Remain positive. "I understand that the immediate reaction can be negative toward the management company and/or the larger provider that's picking up the service," says Dentco's Kevin Dent. "It's important contractors recognize that their customer is the one who made the decision to centralize the process. Contractors need to see our great potential to them and continue to provide the best service because they will grow through us if they are meeting the specs regarding the service and scope."
Know what you expect from the relationship, communicate your expectations to the NSP, and be satisfied when those expectations are met.
Be realistic about the work you can and can't do. Don't over-commit as far as a geographic area goes.
Be aware of all reporting requirements. Manage your business well enough to handle the paperwork NSPs require.
Be aware of all licensing and insurance requirements; make sure to comply with them.

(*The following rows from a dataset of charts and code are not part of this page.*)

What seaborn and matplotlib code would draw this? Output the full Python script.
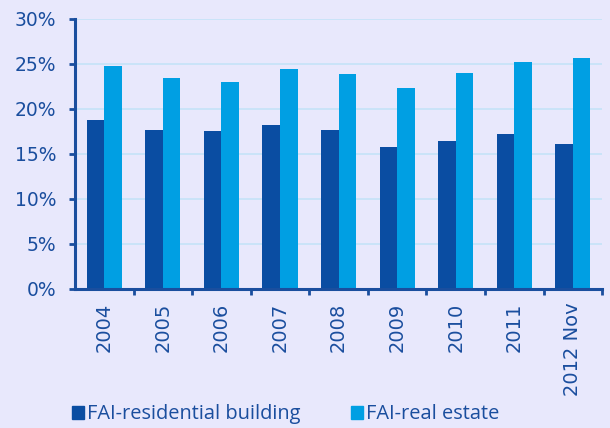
import matplotlib
matplotlib.use("Agg")
import matplotlib.pyplot as plt
import numpy as np
import pandas as pd
import seaborn as sns
from matplotlib.ticker import FixedLocator, PercentFormatter

# data
years = ['2004', '2005', '2006', '2007', '2008', '2009', '2010', '2011', '2012 Nov']
residential = [18.8, 17.6, 17.5, 18.2, 17.6, 15.8, 16.4, 17.25, 16.1]
real_estate = [24.8, 23.4, 23.0, 24.4, 23.85, 22.3, 23.95, 25.2, 25.7]
series_names = ['FAI-residential building', 'FAI-real estate']

df = pd.DataFrame({
    'year': years * 2,
    'value': residential + real_estate,
    'series': [series_names[0]] * len(years) + [series_names[1]] * len(years),
})

bg = '#E8E8FC'
txt = '#1A4E9E'
colors = ['#0A4DA2', '#009FE3']

sns.set_theme(style='white')
plt.rcParams['font.family'] = ['DejaVu Sans']

fig = plt.figure(figsize=(6.1, 4.28), dpi=100, facecolor=bg)
ax = fig.add_axes([0.123, 0.325, 0.864, 0.631])
ax.set_facecolor(bg)

sns.barplot(data=df, x='year', y='value', hue='series', palette=colors,
            width=0.6, gap=0, saturation=1, ax=ax, legend=False,
            edgecolor='none')

ax.set_ylim(0, 30)
ax.set_xlim(-0.5, len(years) - 0.5)
ax.set_yticks(np.arange(0, 31, 5))
ax.yaxis.set_major_formatter(PercentFormatter(decimals=0))
ax.yaxis.grid(True, color='#C5E3F8', linewidth=1.2)
ax.set_axisbelow(True)

# category boundaries carry the tick marks, labels sit at the centres
ax.xaxis.set_minor_locator(FixedLocator(np.arange(0.5, len(years), 1)))
ax.tick_params(axis='x', which='major', length=0, labelrotation=90,
               labelsize=14, labelcolor=txt, pad=10)
ax.tick_params(axis='x', which='minor', length=4.3, width=2, color=txt,
               direction='out', bottom=True)
ax.tick_params(axis='y', length=4.3, width=2, color=txt, labelsize=13.5,
               labelcolor=txt, left=True, pad=9)
for lab in ax.get_xticklabels():
    lab.set_verticalalignment('top')

for s in ['top', 'right']:
    ax.spines[s].set_visible(False)
for s in ['left', 'bottom']:
    ax.spines[s].set_color(txt)
    ax.spines[s].set_linewidth(2.2)

ax.set_xlabel('')
ax.set_ylabel('')

handles = [plt.Rectangle((0, 0), 1, 1, color=c) for c in colors]
fig.legend(handles, series_names, loc='center left', bbox_to_anchor=(0.118, 0.032),
           ncol=2, frameon=False, borderpad=0, borderaxespad=0,
           handlelength=0.6, handleheight=0.65, handletextpad=0.17,
           columnspacing=2.5, labelcolor=txt,
           prop={'family': ['Open Sans', 'DejaVu Sans'], 'size': 14.4})

fig.savefig('out.png', dpi=100, facecolor=bg)
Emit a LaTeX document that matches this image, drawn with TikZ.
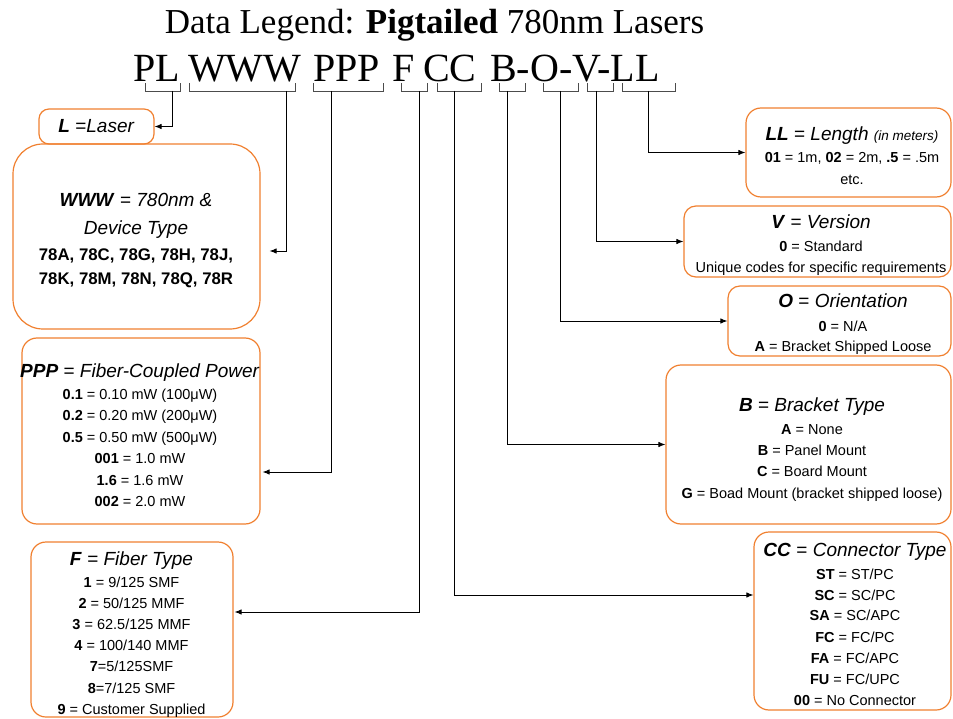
\documentclass[tikz,border=0pt]{standalone}
\usepackage{fontspec}
\setmainfont{Liberation Sans}
\newfontfamily\serifTitle{Liberation Serif}
\usetikzlibrary{arrows.meta}
\definecolor{boxorange}{RGB}{240,128,48}
\newcommand\BI[1]{\textbf{\textit{#1}}}
\newcommand\TxtLine[5]{\node[tline,font=\fontsize{#4}{#4}\selectfont] (#1) at (#2,#3) {#5};}
\tikzset{
  tline/.style={anchor=base,inner sep=0pt},
  codeseg/.style={anchor=base west,inner sep=0pt,font=\serifTitle\fontsize{40}{40}\selectfont},
  obox/.style={draw=boxorange,line width=1.2pt,inner sep=0pt,rounded corners=#1},
  obox/.default=15pt,
  brk/.style={draw=black!70,line width=0.8pt},
  conn/.style={draw=black,line width=0.9pt,-{Latex[length=7pt,width=5.5pt]}}
}
\begin{document}
\begin{tikzpicture}[x=1pt,y=-1pt]
\useasboundingbox (0,0) rectangle (953,719);

% title and code
\node[tline,font=\serifTitle\fontsize{35}{35}\selectfont] (title) at (434.5,34) {Data Legend: \textbf{Pigtailed} 780nm Lasers};
\node[codeseg] (cPL) at (133,82) {PL};
\node[codeseg] (cW) at (188,82) {WWW};
\node[codeseg] (cP) at (313,82) {PPP};
\node[codeseg] (cF) at (392,82) {F};
\node[codeseg] (cC) at (423,82) {CC};
\node[codeseg] (cB) at (490,82) {B-O-V-LL};

% brackets
\foreach \xa/\xb in {145/180,189/295,313/383,401/427,437/481,499/525,543/578,587/613,622/675}{
  \draw[brk] (\xa,83) -- (\xa,91) -- (\xb,91) -- (\xb,83);
}
\coordinate (dPL) at (172,91);
\coordinate (dW) at (286,91);
\coordinate (dP) at (331,91);
\coordinate (dF) at (419,91);
\coordinate (dC) at (454,91);
\coordinate (dB) at (507,91);
\coordinate (dO) at (560,91);
\coordinate (dV) at (596,91);
\coordinate (dL) at (648,91);

% boxes
\node[obox=10pt,minimum width=115pt,minimum height=35pt] (Lbox) at (96.5,126.5) {};
\node[obox=30pt,minimum width=247pt,minimum height=185pt] (Wbox) at (136.5,236.5) {};
\node[obox,minimum width=238pt,minimum height=186pt] (Pbox) at (141,431) {};
\node[obox,minimum width=202pt,minimum height=175pt] (Fbox) at (132,629.5) {};
\node[obox,minimum width=205pt,minimum height=89pt] (LLbox) at (848.5,152.5) {};
\node[obox=12pt,minimum width=267pt,minimum height=71pt] (Vbox) at (817.5,241.5) {};
\node[obox=12pt,minimum width=223pt,minimum height=70pt] (Obox) at (839.5,321) {};
\node[obox,minimum width=285pt,minimum height=159pt] (Bbox) at (808.5,444.5) {};
\node[obox,minimum width=197pt,minimum height=178pt] (Cbox) at (852.5,621) {};

% connectors
\draw[conn] (dPL) |- (Lbox.east);
\draw[conn] (dW) |- ([xshift=9pt,yshift=-14.5pt]Wbox.east);
\draw[conn] (dP) |- ([xshift=2pt,yshift=-41pt]Pbox.east);
\draw[conn] (dF) |- ([xshift=1pt,yshift=17.5pt]Fbox.east);
\draw[conn] (dC) |- ([yshift=26pt]Cbox.west);
\draw[conn] (dB) |- (Bbox.west);
\draw[conn] (dO) |- (Obox.west);
\draw[conn] (dV) |- (Vbox.west);
\draw[conn] (dL) |- (LLbox.west);

% L box
\TxtLine{tL}{96.5}{133}{19}{\BI{L} =\textit{Laser}}
% WWW box
\TxtLine{tW1}{136}{207}{19}{\BI{WWW} = \textit{780nm \&}}
\TxtLine{tW2}{136}{235}{19}{\textit{Device Type}}
\TxtLine{tW3}{136}{261}{16.8}{\textbf{78A, 78C, 78G, 78H, 78J,}}
\TxtLine{tW4}{136}{285}{16.8}{\textbf{78K, 78M, 78N, 78Q, 78R}}
% PPP box
\TxtLine{tP0}{140}{377}{19}{\BI{PPP} = \textit{Fiber-Coupled Power}}
\TxtLine{tP1}{140}{399}{14.5}{\textbf{0.1} = 0.10 mW (100μW)}
\TxtLine{tP2}{140}{420.5}{14.5}{\textbf{0.2} = 0.20 mW (200μW)}
\TxtLine{tP3}{140}{442}{14.5}{\textbf{0.5} = 0.50 mW (500μW)}
\TxtLine{tP4}{140}{463.5}{14.5}{\textbf{001} = 1.0 mW}
\TxtLine{tP5}{140}{485}{14.5}{\textbf{1.6} = 1.6 mW}
\TxtLine{tP6}{140}{506.5}{14.5}{\textbf{002} = 2.0 mW}
% F box
\TxtLine{tF0}{131.5}{565}{19}{\BI{F} = \textit{Fiber Type}}
\TxtLine{tF1}{131.5}{587}{14.5}{\textbf{1} = 9/125 SMF}
\TxtLine{tF2}{131.5}{608.2}{14.5}{\textbf{2} = 50/125 MMF}
\TxtLine{tF3}{131.5}{629.4}{14.5}{\textbf{3} = 62.5/125 MMF}
\TxtLine{tF4}{131.5}{650.6}{14.5}{\textbf{4} = 100/140 MMF}
\TxtLine{tF5}{131.5}{671.8}{14.5}{\textbf{7}=5/125SMF}
\TxtLine{tF6}{131.5}{693}{14.5}{\textbf{8}=7/125 SMF}
\TxtLine{tF7}{131.5}{714}{14.5}{\textbf{9} = Customer Supplied}
% LL box
\TxtLine{tLL0}{852}{141}{19}{\BI{LL} = \textit{Length} {\fontsize{13.5}{13.5}\selectfont\textit{(in meters)}}}
\TxtLine{tLL1}{852}{163}{14.5}{\textbf{01} = 1m, \textbf{02} = 2m, \textbf{.5} = .5m}
\TxtLine{tLL2}{852}{185}{14.5}{etc.}
% V box
\TxtLine{tV0}{821}{229}{19}{\BI{V} = \textit{Version}}
\TxtLine{tV1}{821}{252}{14.5}{\textbf{0} = Standard}
\TxtLine{tV2}{821}{273}{14.5}{Unique codes for specific requirements}
% O box
\TxtLine{tO0}{843}{308}{19}{\BI{O} = \textit{Orientation}}
\TxtLine{tO1}{843}{331}{14.5}{\textbf{0} = N/A}
\TxtLine{tO2}{843}{352}{14.5}{\textbf{A} = Bracket Shipped Loose}
% B box
\TxtLine{tB0}{812}{411}{19}{\BI{B} = \textit{Bracket Type}}
\TxtLine{tB1}{812}{434}{14.5}{\textbf{A} = None}
\TxtLine{tB2}{812}{455}{14.5}{\textbf{B} = Panel Mount}
\TxtLine{tB3}{812}{476}{14.5}{\textbf{C} = Board Mount}
\TxtLine{tB4}{812}{498}{14.5}{\textbf{G} = Boad Mount (bracket shipped loose)}
% CC box
\TxtLine{tC0}{855}{556}{19}{\BI{CC} = \textit{Connector Type}}
\TxtLine{tC1}{855}{579}{14.5}{\textbf{ST} = ST/PC}
\TxtLine{tC2}{855}{600}{14.5}{\textbf{SC} = SC/PC}
\TxtLine{tC3}{855}{620.5}{14.5}{\textbf{SA} = SC/APC}
\TxtLine{tC4}{855}{642}{14.5}{\textbf{FC} = FC/PC}
\TxtLine{tC5}{855}{663}{14.5}{\textbf{FA} = FC/APC}
\TxtLine{tC6}{855}{684}{14.5}{\textbf{FU} = FC/UPC}
\TxtLine{tC7}{855}{705}{14.5}{\textbf{00} = No Connector}
\end{tikzpicture}
\end{document}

Don't balk if you need to add an NSP to your policy.
Operate and maintain professional equipment. Have backups.
Respond in a timely fashion to your NSP contact. "View us as a customer," says one NSP. "Respond to us like you would your other customers."
See a potential for growth. "Don't just see us as taking away some margin on an individual account," says Bob Steinhagen, U.S. Maintenance.
Do your research. Check with naPSa, the Better Business Bureau, obtain a "reverse reference list" of sweeping contractors — and use it.
Learn the billing schedule. If you are following procedures and there is a change in the payment process find out why.
Provide quality service at a fair price. "We can never have enough good contractors," Dent says.
Know the contract on each job; do the work the contract demands.
Follow the contract. If the NSP says to do work different than the contract reads, find out the reason for the change. Get the directive in writing.
Get to know the local property manager. Though you aren't bidding to him you are working for him and he might have to approve your work.